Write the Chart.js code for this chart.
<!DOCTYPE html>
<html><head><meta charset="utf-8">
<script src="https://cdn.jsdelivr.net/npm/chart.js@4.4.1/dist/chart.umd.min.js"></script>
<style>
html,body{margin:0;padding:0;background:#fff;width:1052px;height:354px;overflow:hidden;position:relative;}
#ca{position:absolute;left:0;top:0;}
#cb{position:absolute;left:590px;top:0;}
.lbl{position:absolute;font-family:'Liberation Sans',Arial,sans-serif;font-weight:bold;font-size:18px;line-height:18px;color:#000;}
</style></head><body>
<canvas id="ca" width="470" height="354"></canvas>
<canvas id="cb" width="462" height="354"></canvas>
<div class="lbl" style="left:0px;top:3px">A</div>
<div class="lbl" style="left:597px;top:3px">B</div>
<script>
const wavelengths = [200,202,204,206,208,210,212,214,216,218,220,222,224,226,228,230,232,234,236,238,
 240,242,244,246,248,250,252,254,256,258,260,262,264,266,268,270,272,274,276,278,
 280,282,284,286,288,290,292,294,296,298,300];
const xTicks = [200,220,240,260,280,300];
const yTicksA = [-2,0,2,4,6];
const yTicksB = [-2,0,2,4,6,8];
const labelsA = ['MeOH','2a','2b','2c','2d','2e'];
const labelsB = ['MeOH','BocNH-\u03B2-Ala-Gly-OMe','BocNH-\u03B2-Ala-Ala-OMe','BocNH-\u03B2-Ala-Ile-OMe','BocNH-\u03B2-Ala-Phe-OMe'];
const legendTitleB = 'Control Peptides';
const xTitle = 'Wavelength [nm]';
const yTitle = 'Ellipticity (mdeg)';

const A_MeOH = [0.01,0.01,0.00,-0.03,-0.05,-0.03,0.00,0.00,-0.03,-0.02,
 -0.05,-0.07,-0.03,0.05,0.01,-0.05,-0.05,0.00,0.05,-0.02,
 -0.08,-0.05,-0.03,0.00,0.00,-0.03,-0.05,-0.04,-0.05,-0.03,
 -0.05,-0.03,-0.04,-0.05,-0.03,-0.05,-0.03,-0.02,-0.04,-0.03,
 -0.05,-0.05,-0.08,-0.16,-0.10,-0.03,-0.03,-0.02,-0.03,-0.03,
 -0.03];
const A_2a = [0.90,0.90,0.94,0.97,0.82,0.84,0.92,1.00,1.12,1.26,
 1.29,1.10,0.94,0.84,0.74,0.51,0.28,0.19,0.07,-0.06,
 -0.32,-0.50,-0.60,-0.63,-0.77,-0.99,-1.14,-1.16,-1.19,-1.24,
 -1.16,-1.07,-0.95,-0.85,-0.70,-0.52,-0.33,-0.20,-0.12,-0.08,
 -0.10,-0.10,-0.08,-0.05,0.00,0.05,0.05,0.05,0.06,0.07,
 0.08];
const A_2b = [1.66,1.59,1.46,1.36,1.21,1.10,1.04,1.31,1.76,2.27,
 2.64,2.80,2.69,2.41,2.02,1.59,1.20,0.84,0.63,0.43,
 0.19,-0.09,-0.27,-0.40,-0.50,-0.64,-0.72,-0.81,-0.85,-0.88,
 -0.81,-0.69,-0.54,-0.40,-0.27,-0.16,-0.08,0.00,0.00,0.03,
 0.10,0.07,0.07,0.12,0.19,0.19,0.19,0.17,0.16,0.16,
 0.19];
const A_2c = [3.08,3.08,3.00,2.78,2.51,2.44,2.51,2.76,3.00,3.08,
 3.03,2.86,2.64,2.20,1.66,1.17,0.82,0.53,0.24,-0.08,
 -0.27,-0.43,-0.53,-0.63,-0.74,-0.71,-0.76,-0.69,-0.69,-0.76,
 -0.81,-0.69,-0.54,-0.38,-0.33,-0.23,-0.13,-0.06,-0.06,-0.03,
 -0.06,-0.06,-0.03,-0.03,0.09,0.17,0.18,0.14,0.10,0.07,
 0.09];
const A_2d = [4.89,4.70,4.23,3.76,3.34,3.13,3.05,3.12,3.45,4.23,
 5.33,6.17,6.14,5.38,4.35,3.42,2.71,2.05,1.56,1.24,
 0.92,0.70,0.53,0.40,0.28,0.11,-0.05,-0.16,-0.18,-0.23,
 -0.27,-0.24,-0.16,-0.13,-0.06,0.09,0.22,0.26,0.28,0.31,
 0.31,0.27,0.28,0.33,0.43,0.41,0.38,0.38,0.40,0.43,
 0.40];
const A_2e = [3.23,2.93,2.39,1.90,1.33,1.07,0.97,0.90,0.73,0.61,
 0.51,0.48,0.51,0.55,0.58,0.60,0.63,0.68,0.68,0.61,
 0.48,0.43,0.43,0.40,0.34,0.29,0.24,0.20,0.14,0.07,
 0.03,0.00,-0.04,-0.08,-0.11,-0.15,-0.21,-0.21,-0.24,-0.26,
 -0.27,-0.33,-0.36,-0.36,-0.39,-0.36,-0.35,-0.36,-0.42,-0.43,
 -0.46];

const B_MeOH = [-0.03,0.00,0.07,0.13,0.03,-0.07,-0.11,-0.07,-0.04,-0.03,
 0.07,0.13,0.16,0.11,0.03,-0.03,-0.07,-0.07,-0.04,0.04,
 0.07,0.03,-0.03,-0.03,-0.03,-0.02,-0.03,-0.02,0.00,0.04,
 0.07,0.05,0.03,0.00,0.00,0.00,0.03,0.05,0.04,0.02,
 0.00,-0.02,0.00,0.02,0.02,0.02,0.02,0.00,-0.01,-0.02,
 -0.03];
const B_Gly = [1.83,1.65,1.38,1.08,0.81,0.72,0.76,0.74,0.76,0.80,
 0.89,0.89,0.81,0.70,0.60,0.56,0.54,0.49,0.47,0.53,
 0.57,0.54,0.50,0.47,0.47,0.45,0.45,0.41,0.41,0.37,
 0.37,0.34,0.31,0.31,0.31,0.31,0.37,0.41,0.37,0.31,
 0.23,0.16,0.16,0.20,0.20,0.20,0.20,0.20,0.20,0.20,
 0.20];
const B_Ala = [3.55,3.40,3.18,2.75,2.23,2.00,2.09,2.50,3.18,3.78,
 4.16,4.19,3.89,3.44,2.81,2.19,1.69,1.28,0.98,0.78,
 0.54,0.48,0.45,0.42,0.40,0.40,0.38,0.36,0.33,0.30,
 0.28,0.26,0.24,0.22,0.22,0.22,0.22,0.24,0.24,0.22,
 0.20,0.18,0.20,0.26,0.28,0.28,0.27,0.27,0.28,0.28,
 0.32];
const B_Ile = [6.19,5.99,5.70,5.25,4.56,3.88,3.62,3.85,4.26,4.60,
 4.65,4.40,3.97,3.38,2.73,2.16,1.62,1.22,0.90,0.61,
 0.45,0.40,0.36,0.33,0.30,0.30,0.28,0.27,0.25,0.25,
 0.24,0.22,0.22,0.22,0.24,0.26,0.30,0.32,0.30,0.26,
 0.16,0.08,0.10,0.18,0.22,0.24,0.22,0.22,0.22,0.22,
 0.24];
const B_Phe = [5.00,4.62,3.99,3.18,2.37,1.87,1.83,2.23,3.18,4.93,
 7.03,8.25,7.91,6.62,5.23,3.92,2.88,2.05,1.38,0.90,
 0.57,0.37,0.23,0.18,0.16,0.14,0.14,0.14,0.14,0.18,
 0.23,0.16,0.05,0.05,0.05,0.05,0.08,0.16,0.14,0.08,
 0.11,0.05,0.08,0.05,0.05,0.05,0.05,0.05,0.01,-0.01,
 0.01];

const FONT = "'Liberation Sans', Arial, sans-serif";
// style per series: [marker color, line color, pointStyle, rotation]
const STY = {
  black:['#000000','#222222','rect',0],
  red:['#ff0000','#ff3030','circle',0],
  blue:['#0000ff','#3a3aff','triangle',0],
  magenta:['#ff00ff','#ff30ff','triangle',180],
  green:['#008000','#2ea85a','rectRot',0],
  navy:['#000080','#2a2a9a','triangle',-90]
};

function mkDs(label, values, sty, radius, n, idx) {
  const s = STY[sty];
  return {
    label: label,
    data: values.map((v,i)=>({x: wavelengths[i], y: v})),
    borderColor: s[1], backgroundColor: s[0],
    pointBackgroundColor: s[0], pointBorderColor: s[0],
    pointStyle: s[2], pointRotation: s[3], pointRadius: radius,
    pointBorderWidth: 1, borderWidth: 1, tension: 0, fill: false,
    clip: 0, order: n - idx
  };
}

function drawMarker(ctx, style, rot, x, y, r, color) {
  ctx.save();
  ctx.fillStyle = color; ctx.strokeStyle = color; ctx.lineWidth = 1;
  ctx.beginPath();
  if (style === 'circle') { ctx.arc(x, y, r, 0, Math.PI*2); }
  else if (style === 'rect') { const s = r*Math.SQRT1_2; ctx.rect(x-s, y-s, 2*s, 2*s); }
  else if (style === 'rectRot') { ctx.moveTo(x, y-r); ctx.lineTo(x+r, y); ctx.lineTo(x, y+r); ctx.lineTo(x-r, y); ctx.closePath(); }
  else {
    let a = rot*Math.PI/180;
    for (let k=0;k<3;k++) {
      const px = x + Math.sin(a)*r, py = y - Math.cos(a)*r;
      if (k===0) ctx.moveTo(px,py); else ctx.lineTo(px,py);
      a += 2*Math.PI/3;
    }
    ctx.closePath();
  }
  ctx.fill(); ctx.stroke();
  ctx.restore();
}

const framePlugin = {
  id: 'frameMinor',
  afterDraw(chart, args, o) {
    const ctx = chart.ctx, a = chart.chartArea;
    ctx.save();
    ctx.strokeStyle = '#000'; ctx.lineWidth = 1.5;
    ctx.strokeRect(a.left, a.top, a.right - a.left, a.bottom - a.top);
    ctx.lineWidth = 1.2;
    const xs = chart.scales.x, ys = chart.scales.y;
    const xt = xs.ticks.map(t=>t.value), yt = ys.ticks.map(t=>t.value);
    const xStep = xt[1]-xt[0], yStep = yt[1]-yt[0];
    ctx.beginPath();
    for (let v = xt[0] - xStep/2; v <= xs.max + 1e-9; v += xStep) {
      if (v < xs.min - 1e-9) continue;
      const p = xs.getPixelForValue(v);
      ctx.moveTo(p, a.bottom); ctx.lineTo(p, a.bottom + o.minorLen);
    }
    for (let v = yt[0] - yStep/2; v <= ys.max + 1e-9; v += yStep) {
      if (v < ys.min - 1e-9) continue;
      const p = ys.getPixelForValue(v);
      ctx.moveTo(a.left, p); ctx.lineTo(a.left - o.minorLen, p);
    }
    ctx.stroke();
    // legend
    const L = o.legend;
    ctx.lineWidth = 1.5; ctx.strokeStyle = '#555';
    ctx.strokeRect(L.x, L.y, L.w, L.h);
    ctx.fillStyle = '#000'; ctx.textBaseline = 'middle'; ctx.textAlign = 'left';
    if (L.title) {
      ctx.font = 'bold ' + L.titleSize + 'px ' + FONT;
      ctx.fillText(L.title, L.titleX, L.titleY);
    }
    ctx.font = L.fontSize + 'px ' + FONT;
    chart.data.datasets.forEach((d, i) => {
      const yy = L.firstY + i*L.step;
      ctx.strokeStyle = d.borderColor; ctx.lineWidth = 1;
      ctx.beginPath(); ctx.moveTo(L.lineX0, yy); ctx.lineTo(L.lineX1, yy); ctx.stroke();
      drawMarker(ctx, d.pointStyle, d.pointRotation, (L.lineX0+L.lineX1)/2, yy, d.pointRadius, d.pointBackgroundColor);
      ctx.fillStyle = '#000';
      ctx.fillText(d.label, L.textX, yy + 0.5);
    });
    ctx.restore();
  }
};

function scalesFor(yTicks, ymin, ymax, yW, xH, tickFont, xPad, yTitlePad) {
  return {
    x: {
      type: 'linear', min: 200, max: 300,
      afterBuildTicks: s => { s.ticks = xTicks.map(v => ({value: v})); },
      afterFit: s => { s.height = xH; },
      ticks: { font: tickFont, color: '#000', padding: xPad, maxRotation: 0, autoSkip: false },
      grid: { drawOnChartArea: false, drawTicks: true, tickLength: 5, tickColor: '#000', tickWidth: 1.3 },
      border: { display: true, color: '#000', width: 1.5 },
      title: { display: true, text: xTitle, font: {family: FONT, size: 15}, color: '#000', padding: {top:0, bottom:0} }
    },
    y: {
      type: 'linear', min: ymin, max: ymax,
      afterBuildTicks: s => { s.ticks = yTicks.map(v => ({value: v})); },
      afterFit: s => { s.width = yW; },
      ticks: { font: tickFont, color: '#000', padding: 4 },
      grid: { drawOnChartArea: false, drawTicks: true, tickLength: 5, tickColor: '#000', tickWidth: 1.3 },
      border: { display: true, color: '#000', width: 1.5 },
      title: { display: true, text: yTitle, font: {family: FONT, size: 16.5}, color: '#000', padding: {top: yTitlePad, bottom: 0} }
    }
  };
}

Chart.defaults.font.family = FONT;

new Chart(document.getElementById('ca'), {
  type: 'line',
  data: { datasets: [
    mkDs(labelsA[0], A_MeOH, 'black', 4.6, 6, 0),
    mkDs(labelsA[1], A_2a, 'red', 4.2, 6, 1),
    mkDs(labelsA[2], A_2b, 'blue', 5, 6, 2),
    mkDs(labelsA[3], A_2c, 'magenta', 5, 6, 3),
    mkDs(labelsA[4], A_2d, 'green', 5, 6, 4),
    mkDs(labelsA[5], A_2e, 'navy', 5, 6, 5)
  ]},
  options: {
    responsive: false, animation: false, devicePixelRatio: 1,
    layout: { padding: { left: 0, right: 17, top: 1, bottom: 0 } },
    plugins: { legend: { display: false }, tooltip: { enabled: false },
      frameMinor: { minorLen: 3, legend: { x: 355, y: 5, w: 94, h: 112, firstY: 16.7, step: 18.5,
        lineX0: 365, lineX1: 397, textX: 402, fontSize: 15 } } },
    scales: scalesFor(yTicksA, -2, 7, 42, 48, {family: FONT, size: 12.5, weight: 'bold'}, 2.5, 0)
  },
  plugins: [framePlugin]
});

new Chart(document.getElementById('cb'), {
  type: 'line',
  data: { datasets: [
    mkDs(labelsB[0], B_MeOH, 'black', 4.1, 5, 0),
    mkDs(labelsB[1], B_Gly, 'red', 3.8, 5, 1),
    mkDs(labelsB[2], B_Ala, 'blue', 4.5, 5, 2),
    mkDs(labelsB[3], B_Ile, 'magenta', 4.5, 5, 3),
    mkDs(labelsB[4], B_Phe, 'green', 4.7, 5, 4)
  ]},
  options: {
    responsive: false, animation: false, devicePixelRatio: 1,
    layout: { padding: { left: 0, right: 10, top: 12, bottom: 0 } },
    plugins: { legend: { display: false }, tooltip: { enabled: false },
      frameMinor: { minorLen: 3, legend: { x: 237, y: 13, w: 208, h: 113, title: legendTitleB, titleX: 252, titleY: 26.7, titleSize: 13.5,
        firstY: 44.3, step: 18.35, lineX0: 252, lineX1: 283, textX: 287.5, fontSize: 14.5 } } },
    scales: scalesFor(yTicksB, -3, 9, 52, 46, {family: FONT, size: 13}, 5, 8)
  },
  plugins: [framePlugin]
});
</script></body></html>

•••

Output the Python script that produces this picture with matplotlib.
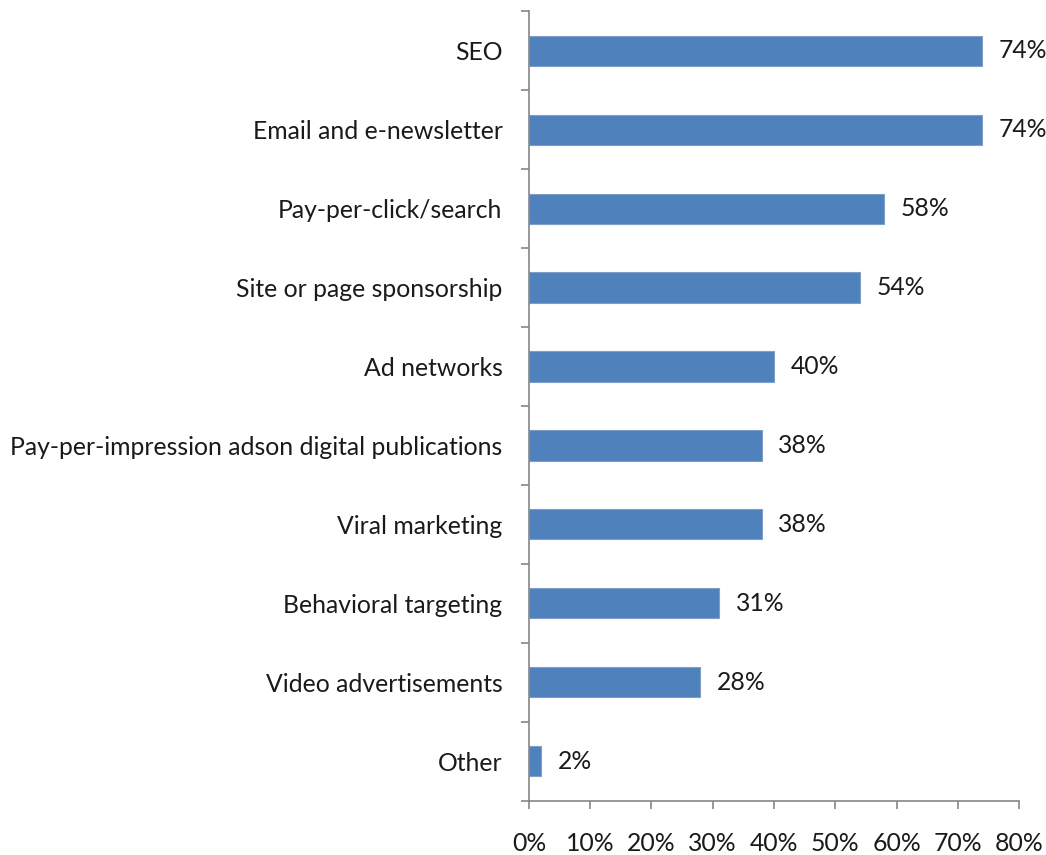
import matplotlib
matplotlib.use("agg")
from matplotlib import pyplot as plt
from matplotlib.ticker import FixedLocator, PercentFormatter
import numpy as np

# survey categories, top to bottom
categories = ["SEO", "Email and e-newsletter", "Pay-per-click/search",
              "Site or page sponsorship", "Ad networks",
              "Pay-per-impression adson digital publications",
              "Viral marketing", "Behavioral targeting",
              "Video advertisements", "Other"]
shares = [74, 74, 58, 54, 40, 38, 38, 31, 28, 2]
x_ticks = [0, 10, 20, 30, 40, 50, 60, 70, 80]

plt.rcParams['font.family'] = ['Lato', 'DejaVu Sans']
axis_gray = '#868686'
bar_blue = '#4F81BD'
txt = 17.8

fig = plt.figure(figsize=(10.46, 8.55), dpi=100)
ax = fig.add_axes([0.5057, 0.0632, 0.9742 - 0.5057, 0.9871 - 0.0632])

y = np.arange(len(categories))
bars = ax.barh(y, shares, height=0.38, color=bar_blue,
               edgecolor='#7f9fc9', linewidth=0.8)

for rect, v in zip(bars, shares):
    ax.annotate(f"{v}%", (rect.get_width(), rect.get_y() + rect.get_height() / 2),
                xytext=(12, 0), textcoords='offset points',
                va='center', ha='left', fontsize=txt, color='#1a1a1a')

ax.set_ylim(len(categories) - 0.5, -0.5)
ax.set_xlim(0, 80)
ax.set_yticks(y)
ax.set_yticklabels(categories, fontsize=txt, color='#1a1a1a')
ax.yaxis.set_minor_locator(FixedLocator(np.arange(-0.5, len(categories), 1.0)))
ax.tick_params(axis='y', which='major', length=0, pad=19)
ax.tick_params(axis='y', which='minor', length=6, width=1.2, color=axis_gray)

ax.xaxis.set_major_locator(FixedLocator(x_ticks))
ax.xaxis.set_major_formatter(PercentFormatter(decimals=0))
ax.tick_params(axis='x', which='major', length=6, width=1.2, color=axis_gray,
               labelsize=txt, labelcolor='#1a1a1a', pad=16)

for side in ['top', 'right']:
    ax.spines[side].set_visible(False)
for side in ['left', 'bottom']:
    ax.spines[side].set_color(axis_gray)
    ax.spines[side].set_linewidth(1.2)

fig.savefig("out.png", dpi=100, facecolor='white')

•••

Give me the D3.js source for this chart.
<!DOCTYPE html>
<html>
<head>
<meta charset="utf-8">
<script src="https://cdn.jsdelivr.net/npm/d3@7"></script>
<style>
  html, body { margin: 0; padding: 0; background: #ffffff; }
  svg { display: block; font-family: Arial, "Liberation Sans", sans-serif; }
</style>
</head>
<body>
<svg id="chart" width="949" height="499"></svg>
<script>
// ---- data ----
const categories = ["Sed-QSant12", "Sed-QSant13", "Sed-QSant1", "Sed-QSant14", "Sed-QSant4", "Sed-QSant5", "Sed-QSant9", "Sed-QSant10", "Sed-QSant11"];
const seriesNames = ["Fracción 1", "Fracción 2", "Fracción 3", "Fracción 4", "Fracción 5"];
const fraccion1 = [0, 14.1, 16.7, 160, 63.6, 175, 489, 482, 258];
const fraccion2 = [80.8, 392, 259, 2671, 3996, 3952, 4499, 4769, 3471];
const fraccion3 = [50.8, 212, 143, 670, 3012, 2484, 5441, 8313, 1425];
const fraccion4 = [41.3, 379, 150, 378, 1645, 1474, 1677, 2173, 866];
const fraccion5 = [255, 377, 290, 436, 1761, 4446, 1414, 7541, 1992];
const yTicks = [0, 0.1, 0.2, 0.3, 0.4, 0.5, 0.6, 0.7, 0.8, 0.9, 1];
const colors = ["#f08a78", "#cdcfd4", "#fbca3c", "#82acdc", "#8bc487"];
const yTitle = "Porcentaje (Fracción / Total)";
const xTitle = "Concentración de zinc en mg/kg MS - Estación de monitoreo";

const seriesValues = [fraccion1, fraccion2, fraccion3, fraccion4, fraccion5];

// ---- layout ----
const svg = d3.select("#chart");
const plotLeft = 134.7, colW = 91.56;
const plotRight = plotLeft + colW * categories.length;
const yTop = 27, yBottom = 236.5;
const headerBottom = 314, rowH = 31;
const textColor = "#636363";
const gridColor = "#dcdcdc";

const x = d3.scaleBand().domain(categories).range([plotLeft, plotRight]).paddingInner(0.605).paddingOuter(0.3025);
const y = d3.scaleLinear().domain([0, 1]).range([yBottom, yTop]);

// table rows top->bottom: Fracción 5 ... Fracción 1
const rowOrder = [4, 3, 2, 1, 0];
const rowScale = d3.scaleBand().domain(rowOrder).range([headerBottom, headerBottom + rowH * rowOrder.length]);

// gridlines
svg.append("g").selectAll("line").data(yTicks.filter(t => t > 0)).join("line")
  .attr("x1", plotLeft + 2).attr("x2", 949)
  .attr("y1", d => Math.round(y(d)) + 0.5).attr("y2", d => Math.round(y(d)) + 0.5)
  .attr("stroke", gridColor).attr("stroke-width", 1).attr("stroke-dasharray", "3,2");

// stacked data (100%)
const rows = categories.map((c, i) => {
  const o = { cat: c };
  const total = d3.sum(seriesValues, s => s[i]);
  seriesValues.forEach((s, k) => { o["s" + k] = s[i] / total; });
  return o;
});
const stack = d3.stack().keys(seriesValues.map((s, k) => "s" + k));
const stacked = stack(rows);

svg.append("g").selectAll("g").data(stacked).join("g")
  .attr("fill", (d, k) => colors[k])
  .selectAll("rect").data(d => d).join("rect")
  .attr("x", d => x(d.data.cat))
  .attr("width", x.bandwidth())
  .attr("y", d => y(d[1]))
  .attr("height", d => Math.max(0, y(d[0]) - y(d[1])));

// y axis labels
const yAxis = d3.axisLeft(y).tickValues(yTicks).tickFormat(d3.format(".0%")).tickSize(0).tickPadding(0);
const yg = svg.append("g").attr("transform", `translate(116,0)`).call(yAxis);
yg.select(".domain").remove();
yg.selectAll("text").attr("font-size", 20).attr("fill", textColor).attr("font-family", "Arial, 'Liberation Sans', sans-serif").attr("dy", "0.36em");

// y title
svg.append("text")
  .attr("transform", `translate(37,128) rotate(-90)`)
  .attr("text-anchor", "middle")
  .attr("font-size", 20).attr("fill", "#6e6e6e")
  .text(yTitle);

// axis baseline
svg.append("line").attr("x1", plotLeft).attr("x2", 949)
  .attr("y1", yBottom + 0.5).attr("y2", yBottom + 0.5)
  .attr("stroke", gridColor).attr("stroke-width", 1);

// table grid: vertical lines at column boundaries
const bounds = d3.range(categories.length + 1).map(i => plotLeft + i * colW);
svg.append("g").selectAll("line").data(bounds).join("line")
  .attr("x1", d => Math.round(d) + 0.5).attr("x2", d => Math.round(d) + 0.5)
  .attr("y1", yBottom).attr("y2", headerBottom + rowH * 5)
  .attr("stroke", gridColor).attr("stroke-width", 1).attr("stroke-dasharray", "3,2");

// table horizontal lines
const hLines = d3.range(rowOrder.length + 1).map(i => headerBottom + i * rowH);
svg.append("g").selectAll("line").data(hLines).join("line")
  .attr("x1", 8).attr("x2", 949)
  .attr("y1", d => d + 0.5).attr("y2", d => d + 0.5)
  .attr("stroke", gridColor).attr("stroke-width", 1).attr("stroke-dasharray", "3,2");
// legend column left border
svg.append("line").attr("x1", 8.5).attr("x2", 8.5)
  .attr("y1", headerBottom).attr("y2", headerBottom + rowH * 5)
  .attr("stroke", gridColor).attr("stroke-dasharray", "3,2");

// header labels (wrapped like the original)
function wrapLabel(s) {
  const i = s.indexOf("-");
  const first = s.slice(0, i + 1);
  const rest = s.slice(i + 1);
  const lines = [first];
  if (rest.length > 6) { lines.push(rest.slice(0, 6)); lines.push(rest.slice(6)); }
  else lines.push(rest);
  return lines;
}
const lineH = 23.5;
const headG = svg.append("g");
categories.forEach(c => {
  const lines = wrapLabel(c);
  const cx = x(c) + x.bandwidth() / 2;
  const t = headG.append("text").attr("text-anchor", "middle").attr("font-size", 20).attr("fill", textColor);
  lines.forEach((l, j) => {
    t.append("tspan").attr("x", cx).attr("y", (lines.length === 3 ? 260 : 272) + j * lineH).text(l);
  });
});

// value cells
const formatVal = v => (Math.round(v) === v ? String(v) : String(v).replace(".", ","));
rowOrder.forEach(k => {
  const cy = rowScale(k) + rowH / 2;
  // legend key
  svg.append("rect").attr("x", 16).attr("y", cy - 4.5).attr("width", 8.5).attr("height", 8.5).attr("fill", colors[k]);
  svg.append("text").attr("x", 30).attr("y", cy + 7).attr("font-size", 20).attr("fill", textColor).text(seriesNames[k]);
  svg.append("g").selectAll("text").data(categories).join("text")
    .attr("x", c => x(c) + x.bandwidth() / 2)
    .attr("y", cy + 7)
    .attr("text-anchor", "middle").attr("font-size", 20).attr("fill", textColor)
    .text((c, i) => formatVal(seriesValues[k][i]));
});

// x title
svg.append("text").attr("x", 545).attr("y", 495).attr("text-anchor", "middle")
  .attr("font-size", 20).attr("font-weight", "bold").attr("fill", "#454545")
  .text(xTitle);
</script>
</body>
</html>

•••

Directions:
Both the line containing "Output the Python" and the line containing "import numpy as np" belong in the copy, along with every line between them. Reproduce that stretch exactly, without the pictures.

The completed task:
Output the Python script that produces this picture with matplotlib.
import matplotlib
matplotlib.use("agg")
from matplotlib import pyplot as plt
from matplotlib.ticker import FixedLocator, PercentFormatter
import numpy as np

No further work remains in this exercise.